Les médicaments anti-VIH que nous prenons quotidiennement sont arrivés il y a longtemps sur le marché : 1987 pour l’AZT, 1996 pour les inhibiteurs de protéase. Les laboratoires ont effectué toutes les études nécessaires à l’obtention de la précieuse AMM : une phase I, étudiant la tolérance biologique et clinique, la toxicité et les dosages, une phase II étudiant l’efficacité thérapeutique et les doses optimales, et une phase III qui correspond souvent à plusieurs essais comparatifs pour apprécier l’effet thérapeutique et les effets intolérables à moyen terme. C’est seulement à l’issue de cette troisième phase que l’AMM (Autorisation de Mise sur le Marché) peut être délivrée.
À partir de là, les médicaments sont prescrits par les médecins et entrent dans le cycle normal de dispensation. Cependant la pharmaco-vigilance, c’est-à-dire l’étude et la prévention des effets intolérables des médicaments, doit être assurée, entre autres, par les médecins, l’industrie pharmaceutique et les CRPV (Comité Régionaux de Pharmaco-vigilance). Notre expérience nous montre que les effets intolérables sont mal évalués, peu pris en compte par les médecins, souvent mal rapportés par le système global de pharmacovigilance, et mal, voire non-étudiés par les laboratoires.

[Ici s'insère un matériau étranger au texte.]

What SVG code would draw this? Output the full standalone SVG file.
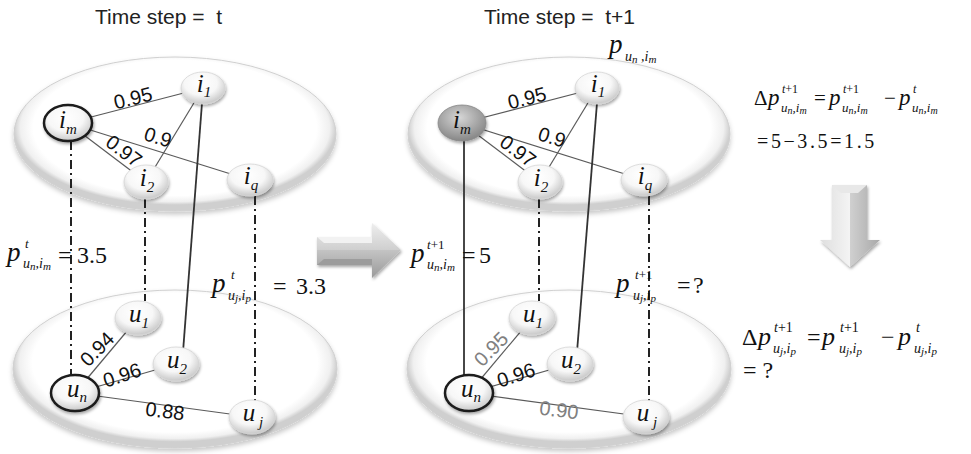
<svg xmlns="http://www.w3.org/2000/svg" width="971" height="454" viewBox="0 0 971 454">
<defs>
<radialGradient id="disc" cx="50%" cy="46%" r="50%">
<stop offset="0" stop-color="#ffffff"/>
<stop offset="0.88" stop-color="#ffffff"/>
<stop offset="0.96" stop-color="#f0f0f0"/>
<stop offset="1" stop-color="#cfcfcf"/>
</radialGradient>
<radialGradient id="node" cx="45%" cy="35%" r="62%">
<stop offset="0" stop-color="#ffffff"/>
<stop offset="0.6" stop-color="#f7f7f7"/>
<stop offset="1" stop-color="#cdcdcd"/>
</radialGradient>
<radialGradient id="nodeG" cx="45%" cy="35%" r="62%">
<stop offset="0" stop-color="#d6d6d6"/>
<stop offset="1" stop-color="#8a8a8a"/>
</radialGradient>
<linearGradient id="aTop" x1="0" y1="0" x2="0" y2="1">
<stop offset="0" stop-color="#eeeeee"/>
<stop offset="1" stop-color="#cfcfcf"/>
</linearGradient>
<linearGradient id="aBot" x1="0" y1="0" x2="0" y2="1">
<stop offset="0" stop-color="#c4c4c4"/>
<stop offset="1" stop-color="#9a9a9a"/>
</linearGradient>
<linearGradient id="dL" x1="0" y1="0" x2="1" y2="0">
<stop offset="0" stop-color="#dedede"/>
<stop offset="1" stop-color="#f4f4f4"/>
</linearGradient>
<linearGradient id="dR" x1="0" y1="0" x2="1" y2="0">
<stop offset="0" stop-color="#d0d0d0"/>
<stop offset="1" stop-color="#a8a8a8"/>
</linearGradient>
<filter id="sh" x="-30%" y="-30%" width="170%" height="180%">
<feDropShadow dx="1" dy="2" stdDeviation="1.5" flood-color="#000" flood-opacity="0.35"/>
</filter>
<filter id="dsh" x="-10%" y="-10%" width="120%" height="130%">
<feDropShadow dx="0" dy="3" stdDeviation="2.5" flood-color="#000" flood-opacity="0.22"/>
</filter>
</defs>
<style>
.hdr{font-family:"Liberation Sans",Arial,sans-serif;font-size:21px;fill:#222;white-space:pre}
.w{font-family:"Liberation Sans",Arial,sans-serif;font-size:20px;fill:#111}
.wg{fill:#808080}
.m{font-family:"Liberation Serif","Times New Roman",serif;font-style:italic;fill:#111}
.r{font-family:"Liberation Serif","Times New Roman",serif;fill:#111}
.lab{font-size:25px}
.sb{font-size:15px}
.e{stroke:#5a5a5a;stroke-width:1.2;fill:none}
.t{stroke:#333;stroke-width:1.8;fill:none}
.dd{stroke:#222;stroke-width:2;stroke-dasharray:9 4 2 4;fill:none}
.disc{fill:url(#disc);stroke:#d0d0d0;stroke-width:1;filter:url(#dsh)}
.n{fill:url(#node);stroke:#d5d5d5;stroke-width:0.8;filter:url(#sh)}
.nd{fill:url(#node);stroke:#1a1a1a;stroke-width:2.5;filter:url(#sh)}
.ng{fill:url(#nodeG);stroke:#888;stroke-width:0.8;filter:url(#sh)}
</style>

<!-- headers -->
<text class="hdr" x="95" y="24">Time step =  t</text>
<text class="hdr" x="484" y="24">Time step =  t+1</text>

<!-- discs -->
<g id="discs">
<ellipse class="disc" cx="175" cy="134" rx="161" ry="77"/>
<ellipse class="disc" cx="175" cy="369" rx="162" ry="79"/>
<ellipse class="disc" cx="569" cy="134" rx="161" ry="77"/>
<ellipse class="disc" cx="569" cy="369" rx="162" ry="79"/>
</g>

<!-- connectors -->
<g id="connectors">
<line class="e" x1="68" y1="123" x2="203" y2="88"/>
<line class="e" x1="68" y1="123" x2="250" y2="180"/>
<line class="e" x1="68" y1="123" x2="146" y2="182"/>
<line class="e" x1="203" y1="88" x2="146" y2="182"/>
<line class="t" x1="202" y1="103" x2="183" y2="352"/>
<line class="dd" x1="71" y1="141" x2="71" y2="377"/>
<line class="dd" x1="145" y1="199" x2="145" y2="301"/>
<line class="dd" x1="255" y1="196" x2="255" y2="401"/>
<line class="e" x1="75" y1="393" x2="138" y2="318"/>
<line class="e" x1="75" y1="393" x2="176" y2="364"/>
<line class="e" x1="75" y1="393" x2="252" y2="417"/>

<line class="e" x1="462" y1="123" x2="597" y2="88"/>
<line class="e" x1="462" y1="123" x2="644" y2="180"/>
<line class="e" x1="462" y1="123" x2="540" y2="182"/>
<line class="e" x1="597" y1="88" x2="540" y2="182"/>
<line class="t" x1="597" y1="103" x2="577" y2="352"/>
<line class="t" x1="464" y1="138" x2="464" y2="377"/>
<line class="dd" x1="539" y1="199" x2="539" y2="301"/>
<line class="dd" x1="649" y1="196" x2="649" y2="401"/>
<line class="e" x1="469" y1="393" x2="532" y2="318"/>
<line class="e" x1="469" y1="393" x2="570" y2="364"/>
<line class="e" x1="469" y1="393" x2="646" y2="417"/>
</g>

<!-- edge weights -->
<g id="weights" class="w" text-anchor="middle" dominant-baseline="central">
<text x="133" y="98" transform="rotate(-14 133 98)">0.95</text>
<text x="158" y="137" transform="rotate(17 158 137)">0.9</text>
<text x="124" y="151" transform="rotate(37 124 151)">0.97</text>
<text x="97" y="349" transform="rotate(-45 97 349)">0.94</text>
<text x="122" y="375" transform="rotate(-18 122 375)">0.96</text>
<text x="165" y="411" transform="rotate(7 165 411)">0.88</text>

<text x="527" y="98" transform="rotate(-14 527 98)">0.95</text>
<text x="552" y="137" transform="rotate(17 552 137)">0.9</text>
<text x="518" y="151" transform="rotate(37 518 151)">0.97</text>
<text class="wg" x="491" y="349" transform="rotate(-45 491 349)">0.95</text>
<text x="516" y="375" transform="rotate(-18 516 375)">0.96</text>
<text class="wg" x="559" y="410" transform="rotate(7 559 410)">0.90</text>
</g>

<!-- nodes left -->
<g id="L-im"><ellipse class="nd" cx="68" cy="123" rx="24" ry="18"/><text class="m lab" x="68" y="128" text-anchor="middle">i<tspan class="sb" dy="6">m</tspan></text></g>
<g id="L-i1"><ellipse class="n" cx="203" cy="88" rx="22" ry="16"/><text class="m lab" x="204" y="92" text-anchor="middle">i<tspan class="sb" dy="5">1</tspan></text></g>
<g id="L-i2"><ellipse class="n" cx="146" cy="182" rx="22" ry="17"/><text class="m lab" x="147" y="186" text-anchor="middle">i<tspan class="sb" dy="6">2</tspan></text></g>
<g id="L-iq"><ellipse class="n" cx="250" cy="180" rx="23" ry="16"/><text class="m lab" x="251" y="184" text-anchor="middle">i<tspan class="sb" dy="6">q</tspan></text></g>
<g id="L-u1"><ellipse class="n" cx="138" cy="318" rx="23" ry="17"/><text class="m lab" x="139" y="322" text-anchor="middle">u<tspan class="sb" dy="6">1</tspan></text></g>
<g id="L-u2"><ellipse class="n" cx="176" cy="364" rx="23" ry="17"/><text class="m lab" x="177" y="368" text-anchor="middle">u<tspan class="sb" dy="6">2</tspan></text></g>
<g id="L-un"><ellipse class="nd" cx="75" cy="393" rx="24" ry="18"/><text class="m lab" x="77" y="397" text-anchor="middle">u<tspan class="sb" dy="5">n</tspan></text></g>
<g id="L-uj"><ellipse class="n" cx="252" cy="417" rx="23" ry="17"/><text class="m lab" x="253" y="421" text-anchor="middle">u<tspan class="sb" dy="6"> j</tspan></text></g>

<!-- nodes right -->
<g id="R-im"><ellipse class="ng" cx="462" cy="123" rx="24" ry="18"/><text class="m lab" x="462" y="128" text-anchor="middle">i<tspan class="sb" dy="6">m</tspan></text></g>
<g id="R-i1"><ellipse class="n" cx="597" cy="88" rx="22" ry="16"/><text class="m lab" x="598" y="92" text-anchor="middle">i<tspan class="sb" dy="5">1</tspan></text></g>
<g id="R-i2"><ellipse class="n" cx="540" cy="182" rx="22" ry="17"/><text class="m lab" x="541" y="186" text-anchor="middle">i<tspan class="sb" dy="6">2</tspan></text></g>
<g id="R-iq"><ellipse class="n" cx="644" cy="180" rx="23" ry="16"/><text class="m lab" x="645" y="184" text-anchor="middle">i<tspan class="sb" dy="6">q</tspan></text></g>
<g id="R-u1"><ellipse class="n" cx="532" cy="318" rx="23" ry="17"/><text class="m lab" x="533" y="322" text-anchor="middle">u<tspan class="sb" dy="6">1</tspan></text></g>
<g id="R-u2"><ellipse class="n" cx="570" cy="364" rx="23" ry="17"/><text class="m lab" x="571" y="368" text-anchor="middle">u<tspan class="sb" dy="6">2</tspan></text></g>
<g id="R-un"><ellipse class="nd" cx="469" cy="393" rx="24" ry="18"/><text class="m lab" x="471" y="397" text-anchor="middle">u<tspan class="sb" dy="5">n</tspan></text></g>
<g id="R-uj"><ellipse class="n" cx="646" cy="417" rx="23" ry="17"/><text class="m lab" x="647" y="421" text-anchor="middle">u<tspan class="sb" dy="6"> j</tspan></text></g>

<!-- arrows -->
<g id="arrow-right" filter="url(#sh)">
<polygon points="317,237 372,237 372,223 401,250 317,250" fill="url(#aTop)"/>
<polygon points="317,250 401,250 372,278 372,265 317,265" fill="url(#aBot)"/>
<polygon points="317,237 372,237 372,243 324,243" fill="#f2f2f2"/>
<polygon points="317,265 372,265 372,259 324,259" fill="#9c9c9c"/>
</g>
<g id="arrow-down" filter="url(#sh)">
<polygon points="832,185 850,185 850,267 820,240 832,240" fill="url(#dL)"/>
<polygon points="850,185 867,185 867,240 880,240 850,267" fill="url(#dR)"/>
<polygon points="832,185 867,185 858,193 841,193" fill="#e8e8e8"/>
</g>

<!-- math labels -->
<g id="lbl-left-a">
<text class="m" x="7" y="261" font-size="27">p</text>
<text class="m" x="25" y="248" font-size="13">t</text>
<text class="m" x="23" y="268" font-size="14">u<tspan font-size="11" dy="2">n</tspan><tspan dy="-2">,i</tspan><tspan font-size="11" dy="2">m</tspan></text>
<text class="r" x="58" y="263" font-size="24">=</text>
<text class="r" x="77" y="263" font-size="24">3.5</text>
</g>
<g id="lbl-left-b">
<text class="m" x="212" y="292" font-size="27">p</text>
<text class="m" x="231" y="279" font-size="13">t</text>
<text class="m" x="228" y="300" font-size="14">u<tspan font-size="11" dy="2">j</tspan><tspan dy="-2">,i</tspan><tspan font-size="11" dy="2">p</tspan></text>
<text class="r" x="273" y="294" font-size="24">=</text>
<text class="r" x="296" y="294" font-size="24">3.3</text>
</g>
<g id="lbl-right-top">
<text class="m" x="609" y="53" font-size="27">p</text>
<text class="m" x="625" y="61" font-size="14">u<tspan font-size="11" dy="2">n</tspan><tspan dy="-2"> ,i</tspan><tspan font-size="11" dy="2">m</tspan></text>
</g>
<g id="lbl-right-a">
<text class="m" x="411" y="262" font-size="27">p</text>
<text class="m" x="427" y="249" font-size="13">t<tspan font-style="normal">+1</tspan></text>
<text class="m" x="427" y="269" font-size="14">u<tspan font-size="11" dy="2">n</tspan><tspan dy="-2">,i</tspan><tspan font-size="11" dy="2">m</tspan></text>
<text class="r" x="462" y="263" font-size="24">=</text>
<text class="r" x="479" y="263" font-size="24">5</text>
</g>
<g id="lbl-right-b">
<text class="m" x="616" y="292" font-size="27">p</text>
<text class="m" x="635" y="279" font-size="13">t<tspan font-style="normal">+1</tspan></text>
<text class="m" x="633" y="300" font-size="14">u<tspan font-size="11" dy="2">j</tspan><tspan dy="-2">,i</tspan><tspan font-size="11" dy="2">p</tspan></text>
<text class="r" x="677" y="293" font-size="24">=</text>
<text class="r" x="693" y="293" font-size="24">?</text>
</g>

<g id="formula-1">
<text class="r" x="754" y="105" font-size="21">Δ</text>
<text class="m" x="768" y="105" font-size="23">p</text>
<text class="m" x="782" y="93" font-size="12">t<tspan font-style="normal">+1</tspan></text>
<text class="m" x="781" y="112" font-size="13">u<tspan font-size="10" dy="2">n</tspan><tspan dy="-2">,i</tspan><tspan font-size="10" dy="2">m</tspan></text>
<text class="r" x="814" y="105" font-size="21">=</text>
<text class="m" x="829" y="105" font-size="23">p</text>
<text class="m" x="843" y="93" font-size="12">t<tspan font-style="normal">+1</tspan></text>
<text class="m" x="842" y="112" font-size="13">u<tspan font-size="10" dy="2">n</tspan><tspan dy="-2">,i</tspan><tspan font-size="10" dy="2">m</tspan></text>
<text class="r" x="884" y="105" font-size="21">−</text>
<text class="m" x="899" y="105" font-size="23">p</text>
<text class="m" x="913" y="93" font-size="12">t</text>
<text class="m" x="912" y="112" font-size="13">u<tspan font-size="10" dy="2">n</tspan><tspan dy="-2">,i</tspan><tspan font-size="10" dy="2">m</tspan></text>
<text class="r" x="757" y="148" font-size="20" letter-spacing="2.6">=5−3.5=1.5</text>
</g>
<g id="formula-2">
<text class="r" x="742" y="345" font-size="24">Δ</text>
<text class="m" x="758" y="345" font-size="26">p</text>
<text class="m" x="774" y="332" font-size="14">t<tspan font-style="normal">+1</tspan></text>
<text class="m" x="773" y="353" font-size="14">u<tspan font-size="11" dy="2">j</tspan><tspan dy="-2">,i</tspan><tspan font-size="11" dy="2">p</tspan></text>
<text class="r" x="807" y="345" font-size="24">=</text>
<text class="m" x="822" y="345" font-size="26">p</text>
<text class="m" x="840" y="332" font-size="14">t<tspan font-style="normal">+1</tspan></text>
<text class="m" x="839" y="353" font-size="14">u<tspan font-size="11" dy="2">j</tspan><tspan dy="-2">,i</tspan><tspan font-size="11" dy="2">p</tspan></text>
<text class="r" x="881" y="345" font-size="24">−</text>
<text class="m" x="898" y="345" font-size="26">p</text>
<text class="m" x="916" y="332" font-size="14">t</text>
<text class="m" x="914" y="353" font-size="14">u<tspan font-size="11" dy="2">j</tspan><tspan dy="-2">,i</tspan><tspan font-size="11" dy="2">p</tspan></text>
<text class="r" x="743" y="378" font-size="24">= ?</text>
</g>
</svg>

Pour être efficace, la pharmaco-vigilance ne doit pas rester passive, mais doit devenir active. Les maladEs comme les médecins ont besoin de connaître les effets à long terme des traitements, bénéfiques comme néfastes, dans les conditions normales d’utilisation des médicaments, c’est-à-dire dans la « vraie vie » et non pas dans le cadre optimisé d’un essai. Il s’agit donc de mettre en place des essais de phase IV, pour étudier sur le long terme les effets des traitements. Exigés depuis longtemps par les associations de maladEs, ces essais permettraient d’affiner nos connaissances sur les médicaments, de préciser les modalités de leur utilisation, de recueillir un maximum d’informations sur la tolérance du produit, l’apparition de toxicité ou d’effets secondaires non identifiés auparavant. Ces essais de phase IV constitueraient un suivi à long terme de l’usage des médicaments, avec un panel très important de patientEs.
Or les laboratoires entretiennent une confusion terminologique à propos de ce type d’essais : ils affirment pratiquer de telles études, parce que pour eux, tout essai mené sur une molécule ayant déjà reçu une AMM se voit attribuer le terme de « phase IV ». Mais ce qu’ils mettent en place tient généralement davantage d’une démarche marketing que d’études cliniques qui porteraient sur les effets à long terme des médicaments, leur concentration et les dosages optimaux, ou encore les différentes stratégies thérapeutiques envisageables.
Actuellement, seuls des organismes de recherche indépendants, publics ou privés, réalisent les rares études post-AMM fiables permettant d’obtenir des informations complémentaires sur les molécules après leur mise sur le marché.
Lorsque nous la sollicitons sur le sujet, l’AFSSaPS nous répond que son seul pouvoir réglementaire est de suspendre l’AMM, ce qui est l’inverse de ce que nous voulons. Les pouvoirs publics semblent être dans l’incapacité de produire un cadre législatif efficace. C’est pourquoi nous exigeons pour que ces études, financées par l’industrie pharmaceutique, soient menées par des organismes indépendants, ce qui aurait l’avantage d’éviter toute confusion d’intérêt et de faciliter l’évaluation des associations de molécules. Nous exigeons que les laboratoires soient légalement contraints de participer au financement d’une caisse gérée par des autorités officielles. Cette caisse financerait les organismes effectuant les études post AMM.
Aujourd’hui, après avoir directement demandé ces études post-AMM aux laboratoires, sans réel résultat, nous exigeons des pouvoirs publics, et notamment de l’AFSSAPS, qu’ils instituent les contraintes légales et les mécanismes nécessaires à la conduite d’études qui apporteront des informations indispensables à la santé des malades. La stratégie thérapeutique étant de plus en plus complexe et la durée des traitements s’allongeant considérablement, ces études sont une réelle nécessité en terme de qualité de la prise en charge thérapeutique. Ce type d’essais aurait dû être mis en place dès les premières distributions des molécules anti-VIH, notamment en 1996 lors de la diffusion des premières trithérapies ; cela n’a pas été fait. Il y a aujourd’hui urgence à contraindre l’industrie pharmaceutique et les pouvoirs publics à se soucier des effets de traitements à long terme.